The court, the same week it upheld or enforced that law, issued its decision in Marbury v. Madison, in which the court interpreted a law that the first Congress passed in a very weird way and concluded, "We don't think that this law is constitutional," and said, "We have the power to decline to enforce laws and consider them void if we think that they are unconstitutional." But in some ways, that was the B-side of a record in which the A-side was the court saying, "But if Congress attempts to regulate the judiciary and that's what it means to do, we don't really have any other options but to enforce it."

During Reconstruction, when the Supreme Court looked like it might issue another Dred Scott decision and strike down Congress's Reconstruction Acts, Congress stripped the court of jurisdiction to decide that question. The people who wrote the 13th, 14th, and 15th Amendments, like Lyman Trumbull, also proposed legislation that said some legislation, some laws of Congress, are political questions that the Supreme Court just doesn't have the jurisdiction to second-guess the constitutionality of.

So Congress could increase the number of justices. It could strip the court of jurisdiction. It could change the way the court's building is funded. It could change how the court is allowed to make decisions. It could abolish the emergency docket. It could take away the court's power to issue writs or orders unless the court has a supermajority or a unanimous decision. The things that the Supreme Court does are subject to federal law.
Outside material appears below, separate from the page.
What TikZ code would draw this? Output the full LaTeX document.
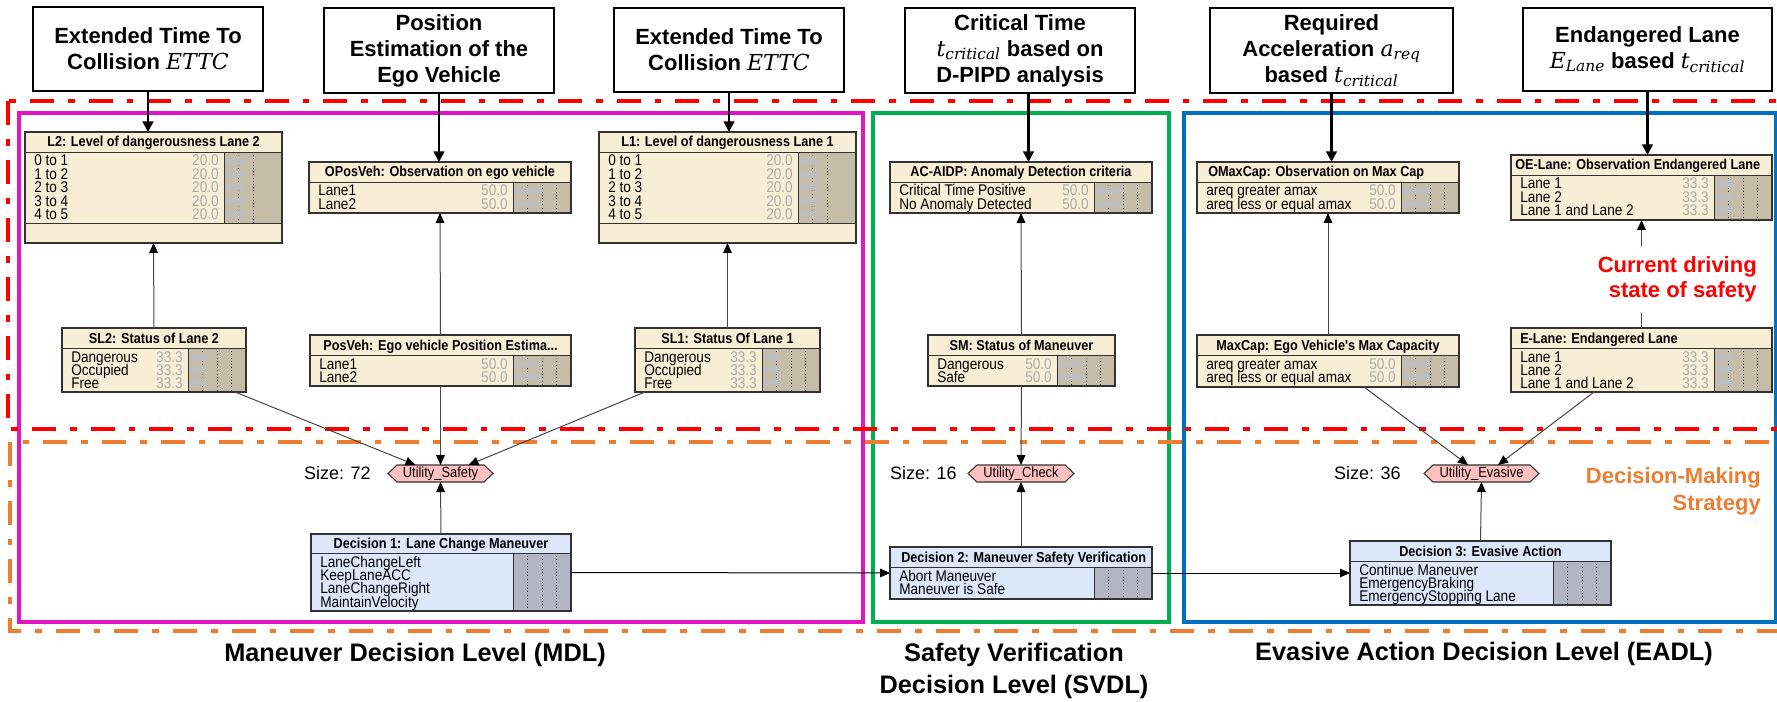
\documentclass[tikz,border=0pt]{standalone}
\usepackage{fontspec}
\setmainfont{Liberation Sans}
\newfontfamily\mathserif{DejaVu Serif}
\newfontfamily\narrowfont[FakeStretch=0.88]{Liberation Sans}
\usetikzlibrary{arrows.meta,calc}

\definecolor{natfill}{RGB}{248,238,213}
\definecolor{natgrey}{RGB}{197,189,168}
\definecolor{decfill}{RGB}{221,231,250}
\definecolor{decgrey}{RGB}{178,182,196}
\definecolor{barcol}{RGB}{190,190,190}
\definecolor{valcol}{RGB}{172,172,172}
\definecolor{nnborder}{RGB}{50,50,50}
\definecolor{utilfill}{RGB}{255,192,192}
\definecolor{mdlcol}{RGB}{226,20,196}
\definecolor{svdlcol}{RGB}{0,176,80}
\definecolor{eadlcol}{RGB}{0,112,192}
\definecolor{redcol}{RGB}{255,0,0}
\definecolor{orangecol}{RGB}{237,125,49}
\definecolor{linkcol}{RGB}{70,70,70}

\newcommand\rowfont{\narrowfont\fontsize{11.6}{12}\selectfont}
\newcommand\titlefont{\narrowfont\fontsize{10.8}{11}\selectfont\bfseries}
\newcommand\topfont{\fontsize{16.5}{19.5}\selectfont\bfseries}
\newcommand\utilfont{\narrowfont\fontsize{11}{12}\selectfont}
\newcommand\sizefont{\fontsize{13.5}{16}\selectfont}
\newcommand\mv[1]{{\mathserif\itshape\mdseries #1}}
\newcommand\mvs[2]{\mv{#1}\textsubscript{\mathserif\itshape\mdseries #2}}

\pgfkeys{/nn/.cd,
  fill/.store in=\nnfill, grey/.store in=\nngrey, bar/.store in=\nnbar,
  tleft/.store in=\nntleft, band/.store in=\nnband, lines/.store in=\nnlines,
  fill=natfill, grey=natgrey, bar=0, tleft=, band=0, lines={14.5,29,43.5}}

% [opts]{name}{x1}{y1}{x2}{y2}{ytitle}{title}{rows}
\newcommand\nnode[9][]{%
  \begin{scope}
  \pgfkeys{/nn/.cd,#1}%
  \pgfmathsetmacro\gx{#5-58}%
  \pgfmathsetmacro\yb{#6-\nnband}%
  \pgfmathsetmacro\nw{(#5-#3)*0.75}%
  \pgfmathsetmacro\nh{(#6-#4)*0.75}%
  \fill[\nnfill] (#3,#4) rectangle (#5,#6);
  \fill[\nngrey] (\gx,#7) rectangle (#5,\yb);
  \foreach \d in \nnlines {\draw[black, line width=0.4pt, dotted] (\gx+\d,#7) -- (\gx+\d,\yb);}
  \foreach \lab/\val [count=\i from 0] in {#9} {
    \pgfmathsetmacro\ry{#7+8.7+\i*13.35}
    \ifdim\nnbar pt>0pt \fill[barcol] (\gx,\ry-3) rectangle (\gx+\nnbar,\ry+3);\fi
    \node[anchor=base west, inner sep=0pt, font=\rowfont] (#2-l\i) at (#3+9,\ry+5.3) {\lab};
    \node[anchor=base east, inner sep=0pt, font=\rowfont, text=valcol] (#2-v\i) at (\gx-5,\ry+5.3) {\val};
  }
  \begin{scope}
    \clip (#3,#4) rectangle (#5,#7);
    \ifx\nntleft\empty
      \node[anchor=base, inner sep=0pt, font=\titlefont] (#2-t) at ({(#3+#5)/2},{(#4+#7)/2+5}) {#8};
    \else
      \node[anchor=base west, inner sep=0pt, font=\titlefont] (#2-t) at (#3+\nntleft,{(#4+#7)/2+5}) {#8};
    \fi
  \end{scope}
  \draw[nnborder, line width=0.6pt] (#3,#7) -- (#5,#7) (\gx,#7) -- (\gx,\yb);
  \ifdim\nnband pt>0pt \draw[nnborder, line width=0.6pt] (#3,\yb) -- (#5,\yb);\fi
  \node[draw=nnborder, line width=0.9pt, inner sep=0pt, outer sep=0pt, minimum width=\nw pt, minimum height=\nh pt, anchor=north west] (#2) at (#3,#4) {};
  \end{scope}}

% {name}{x1}{y1}{x2}{y2}{text}
\newcommand\tbox[6]{%
  \pgfmathsetmacro\tw{(#4-#2)*0.75}\pgfmathsetmacro\th{(#5-#3)*0.75}%
  \node[topbox, minimum width=\tw pt, minimum height=\th pt] (#1) at ({(#2+#4)/2},{(#3+#5)/2}) {#6};}

% {name}{cx}{cy}{w}{text}
\newcommand\utilnode[5]{%
  \filldraw[fill=utilfill, draw=nnborder, line width=0.8pt] (#2-#4/2,#3) -- (#2-#4/2+9,#3-8.5) -- (#2+#4/2-9,#3-8.5) -- (#2+#4/2,#3) -- (#2+#4/2-9,#3+8.5) -- (#2-#4/2+9,#3+8.5) -- cycle;
  \pgfmathsetmacro\uw{#4*0.75}%
  \node[inner sep=0pt, outer sep=0pt, minimum width=\uw pt, minimum height=12.75pt, font=\utilfont] (#1) at (#2,#3) {#5};}

\tikzset{
  topbox/.style={draw=black, line width=1.5pt, fill=white, align=center, font=\topfont, inner sep=0pt},
  toparrow/.style={draw=black, line width=1.8pt, -{Triangle[length=8pt,width=8pt]}},
  link/.style={draw=linkcol, line width=0.75pt, -{Triangle[length=7.5pt,width=6.5pt,color=black]}},
  plainlink/.style={draw=linkcol, line width=0.75pt},
  dlink/.style={draw=black, line width=0.75pt, -{Triangle[length=7.5pt,width=6.5pt]}},
  levelbox/.style={line width=2.6pt},
  dashdot/.style={line width=3.2pt, dash pattern=on 18pt off 10.5pt on 5pt off 10.5pt},
  botlabel/.style={font=\fontsize{19}{24}\selectfont\bfseries, align=center, inner sep=0pt},
  sizelabel/.style={font=\sizefont, anchor=east, inner sep=0pt}
}

\begin{document}
\begin{tikzpicture}[x=0.75pt,y=-0.75pt]
\useasboundingbox (0,0) rectangle (1777,702);
\clip (0,0) rectangle (1777,702);

% level frames
\draw[levelbox, draw=mdlcol] (19,113) rectangle (863,622);
\draw[levelbox, draw=svdlcol] (873,113) rectangle (1169,622);
\draw[levelbox, draw=eadlcol] (1184,113) rectangle (1776,622);
\draw[dashdot, draw=redcol] (8,101) rectangle (1815,429);
\draw[dashdot, draw=orangecol] (10,442) rectangle (1815,631);

% nature nodes
\nnode[bar=20, band=20, lines={14.5,29}]{L2}{25}{132}{282}{243}{152}{L2: Level of dangerousness Lane 2}
  {0 to 1/20.0, 1 to 2/20.0, 2 to 3/20.0, 3 to 4/20.0, 4 to 5/20.0}
\nnode[bar=29]{OPosVeh}{309}{162}{571}{213}{182}{OPosVeh: Observation on ego vehicle}
  {Lane1/50.0, Lane2/50.0}
\nnode[bar=20, band=20, lines={14.5,29}]{L1}{599}{132}{856}{243}{152}{L1: Level of dangerousness Lane 1}
  {0 to 1/20.0, 1 to 2/20.0, 2 to 3/20.0, 3 to 4/20.0, 4 to 5/20.0}
\nnode[bar=29]{AC}{890}{162}{1152}{213}{182}{AC-AIDP: Anomaly Detection criteria}
  {Critical Time Positive/50.0, No Anomaly Detected/50.0}
\nnode[bar=29, tleft=11]{OMaxCap}{1197}{162}{1459}{213}{182}{OMaxCap: Observation on Max Cap}
  {areq greater amax/50.0, areq less or equal amax/50.0}
\nnode[bar=19, tleft=4]{OELane}{1511}{155}{1772}{220}{175}{OE-Lane: Observation Endangered Lane}
  {Lane 1/33.3, Lane 2/33.3, Lane 1 and Lane 2/33.3}
\nnode[bar=19]{SL2}{62}{328}{246}{392}{348}{SL2: Status of Lane 2}
  {Dangerous/33.3, Occupied/33.3, Free/33.3}
\nnode[bar=29]{PosVeh}{310}{335}{571}{386}{355}{PosVeh: Ego vehicle Position Estima...}
  {Lane1/50.0, Lane2/50.0}
\nnode[bar=19]{SL1}{635}{328}{820}{392}{348}{SL1: Status Of Lane 1}
  {Dangerous/33.3, Occupied/33.3, Free/33.3}
\nnode[bar=29]{SM}{928}{335}{1115}{386}{355}{SM: Status of Maneuver}
  {Dangerous/50.0, Safe/50.0}
\nnode[bar=29]{MaxCap}{1197}{335}{1459}{387}{355}{MaxCap: Ego Vehicle's Max Capacity}
  {areq greater amax/50.0, areq less or equal amax/50.0}
\nnode[bar=19, tleft=9]{ELane}{1511}{328}{1772}{392}{348}{E-Lane: Endangered Lane}
  {Lane 1/33.3, Lane 2/33.3, Lane 1 and Lane 2/33.3}

% decision nodes
\nnode[fill=decfill, grey=decgrey]{D1}{311}{534}{571}{611}{553}{Decision 1: Lane Change Maneuver}
  {LaneChangeLeft/{}, KeepLaneACC/{}, LaneChangeRight/{}, MaintainVelocity/{}}
\nnode[fill=decfill, grey=decgrey, tleft=11]{D2}{890}{547}{1152}{599}{567}{Decision 2: Maneuver Safety Verification}
  {Abort Maneuver/{}, Maneuver is Safe/{}}
\nnode[fill=decfill, grey=decgrey]{D3}{1350}{541}{1611}{605}{561}{Decision 3: Evasive Action}
  {Continue Maneuver/{}, EmergencyBraking/{}, EmergencyStopping Lane/{}}

% utility nodes
\utilnode{US}{440.5}{473.5}{105}{Utility\_Safety}
\utilnode{UC}{1021}{473.5}{106}{Utility\_Check}
\utilnode{UE}{1481.5}{473.5}{115}{Utility\_Evasive}
\node[sizelabel] (SZ1) at (371,473) {Size: 72};
\node[sizelabel] (SZ2) at (957,473) {Size: 16};
\node[sizelabel] (SZ3) at (1401,473) {Size: 36};

% top evidence boxes
\tbox{T1}{33}{7}{263}{91}{Extended Time To\\Collision \mv{ETTC}}
\tbox{T2}{324}{8}{554}{93}{Position\\Estimation of the\\Ego Vehicle}
\tbox{T3}{614}{8}{844}{92}{Extended Time To\\Collision \mv{ETTC}}
\tbox{T4}{905}{8}{1135}{93}{Critical Time\\\mvs{t}{critical} based on\\D-PIPD analysis}
\tbox{T5}{1210}{8}{1453}{93}{Required\\Acceleration \mvs{a}{req}\\based \mvs{t}{critical}}
\tbox{T6}{1523}{8}{1772}{91}{Endangered Lane\\\mvs{E}{Lane} based \mvs{t}{critical}}

% texts
\node[anchor=east, align=right, text=redcol, font=\fontsize{16.5}{18.75}\selectfont\bfseries, inner xsep=0pt, inner ysep=8pt] (CDS) at (1757,279.5) {Current driving\\state of safety};
\node[anchor=east, align=right, text=orangecol, font=\fontsize{16.5}{20.25}\selectfont\bfseries, inner sep=0pt] (DMS) at (1761,491.5) {Decision-Making\\Strategy};
\node[botlabel] (LMDL) at (415,655) {Maneuver Decision Level (MDL)};
\node[botlabel] (LSVDL) at (1014,671) {Safety Verification\\Decision Level (SVDL)};
\node[botlabel] (LEADL) at (1484,654) {Evasive Action Decision Level (EADL)};

% evidence arrows
\draw[toparrow] (T1.south) -- (T1.south |- L2.north);
\draw[toparrow] (T2.south) -- (T2.south |- OPosVeh.north);
\draw[toparrow] (T3.south) -- (T3.south |- L1.north);
\coordinate (t4a) at ($(T4.south)+(8.5,0)$);
\draw[toparrow] (t4a) -- (t4a |- AC.north);
\draw[toparrow] (T5.south) -- (T5.south |- OMaxCap.north);
\draw[toparrow] (T6.south) -- (T6.south |- OELane.north);

% network links
\draw[link] (SL2.north) -- (L2.south);
\draw[link] (PosVeh.north) -- (OPosVeh.south);
\draw[link] (SL1.north) -- (L1.south);
\draw[link] (SM.north) -- (AC.south);
\draw[link] (MaxCap.north) -- (OMaxCap.south);
\draw[plainlink] (ELane.north) -- (ELane.north |- CDS.south);
\draw[link] (OELane.south |- CDS.north) -- (OELane.south);

\draw[link] ($(SL2.south east)+(-11,0)$) -- ($(US.north)+(-25,0)$);
\draw[link] (PosVeh.south) -- (US.north);
\draw[link] ($(SL1.south west)+(10,0)$) -- ($(US.north)+(28,0)$);
\draw[link] (D1.north) -- (US.south);
\draw[link] (SM.south) -- (UC.north);
\draw[link] (D2.north) -- (UC.south);
\draw[link] ($(MaxCap.south)+(36,0)$) -- ($(UE.north)+(-13.5,0)$);
\draw[link] ($(ELane.south west)+(83,0)$) -- ($(UE.north)+(16.5,0)$);
\draw[link] (D3.north) -- (UE.south);
\draw[dlink] (D1.east) -- (D2.west);
\draw[dlink] (D2.east) -- (D3.west);
\end{tikzpicture}
\end{document}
And so, if Congress ultimately concludes that we can't have a democracy under these circumstances, our democracy depends on our ability to enact voting rights laws and to enforce them regardless of what these five justices or six justices on the Supreme Court think—Congress has the power to protect this legislation. It does not have to agree with the court about the Constitution, but, to the contrary, it can require states and the courts to respect its own vision.